Thursday, May 27, 2010


I was one of the thousands of Lianga residents who trooped to the Lianga Central Elementary grounds last May 10 and who were eagerly waiting for the chance to vote in this country's first automated elections. Sad to say it was not the exciting or uplifting experience I had anticipated.

First, the weather had been rainy since the previous day and as can be expected whenever that happens the area around the polling precincts was already flooded up to almost knee deep in some spots when I got there at about 10 pm in the morning. Nothing dampens the spirit more than getting sopping wet in the chilling rain and sloshing through dirty flood waters only to find out that when you get to your destination that you have to stand in line for hours and get soaked a little more before you can accomplish what you expected you could breeze through in just a couple of minutes.

Despite the issuance of priority numbers in order to impose some order into the crush of humanity that had descended on the voting precincts, the board of election inspectors in my voting precinct could simply not efficiently accommodate the large turnout of voters eager to try out the new PCOS machines. The fact that the old number of voting precincts have been reduced and "clustered" into fewer units with several hundred voters assigned to it instead of the traditional hundred fifty or so also taxed the capabilities of the new voting system.

As it turned out, I had to return in the afternoon and battle once more the rain, floods and long queues in order to finally get in and vote. In what was a anticlimactic end to a half day ordeal, I got my ballot, made the proper marks on it, fed it to the PCOS machine (which accepted and tallied it with coldblooded efficiency) and got my right forefinger marked with indelible ink in a whole process that just took ten minutes.

Tuesday, May 11, 2010


Altogether, the haul by local standards was not unimpressive. Two bars of laundry soap, four packs of instant noodles, two packs of embutido or steamed meatloaf and some three hundred pesos in cash.

The cash and and other items were all received by the household help in our house in Lianga over the past couple of days from various candidates running for local positions in the May 10 general elections. The local term for the "gifts" is "pahalipay" which in Bisaya is derived from the word "lipay" meaning to be happy. In reality, they are electoral bribes or money and consumer goods used to brazenly buy votes in what is clearly becoming an increasingly overt and disturbing upsurge of this type of electoral misconduct at least in this part of the country.

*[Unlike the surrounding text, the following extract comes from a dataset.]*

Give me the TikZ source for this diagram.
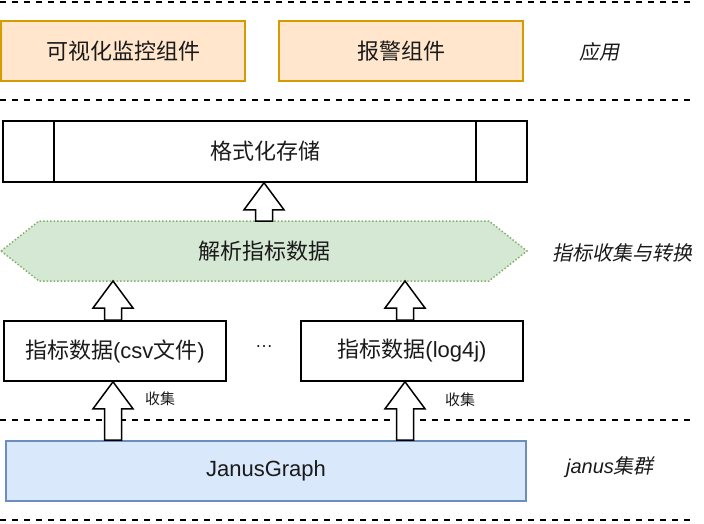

In past elections, vote-buying was already rampant but even then it was always done covertly and clandestinely in perverse acknowledgement, perhaps by those who have always done it, of its clearly illegal and immoral nature. Thus the monies used to buy votes were usually delivered a day or so before polling day and often in the dead of night by trusted couriers who would stealthily knock on doors and windows like cat burglars to wake up voters and their families. If goods were used to solicit votes, they were often inconspicuously wrapped and handed over to their intended recipients as surreptitiously as possible.

Yet in the days leading up to the May 10 elections, many candidates running for municipal and provincial posts have become more brazen in their vote-buying activities to the point that many of them had openly gone house to house in vehicles conspicuously displaying their campaign banners and streamers and openly distributing money and consumer items marked with their names or clipped to sample ballots and campaign handbills.

Friday, May 7, 2010


If there is one thing that marked the recent final campaign rally of the Lakas-Kampi-CMD administration party in Lianga which was held the other night at the community stage inside the municipal park, it was the surprising level of vituperation and invective that emanated from the lips of one of the party stalwarts that spoke onstage. And all of it was directed at the leading lights of the Liberal Party which is mounting the only viable opposition to the Lakas party's iron grip on political power in the province of Surigao del Sur.

Lakas which, as a national political machine, has kept President Gloria Macapagal-Arroyo in power for more than half a decade now has also been the means by which the powerful Pimentel-Ty clan have dominated provincial politics here for the past nine years. It has elected and returned to power Gov. Vicente Pimentel Jr. since 2001 and now his brother, Johnny Pimentel, the current provincial administrator, is eyeing to inherit the office that the current governor is prohibited by law from occupying for more than three consecutive terms.

The Pimentel-Ty clan is closely allied with Rep. Philip Pichay who represents the province's first district in Congress. Philip is the brother of Prospero "Butch" Pichay, the MalacaƱang confidant, former congressman, 2007 senatorial candidate and incumbent presidential adviser on political affairs who is also currently chairman of the Local Water Utilities Administration. The political partnership between the Pichays and the Pimentel-Ty clan had been the engine that originally powered that clan to power in the province and the Pichays are counting on the Pimentel-Ty political machine to insure a second term for the re-electionist Philip whose congressional district happens to include Lianga.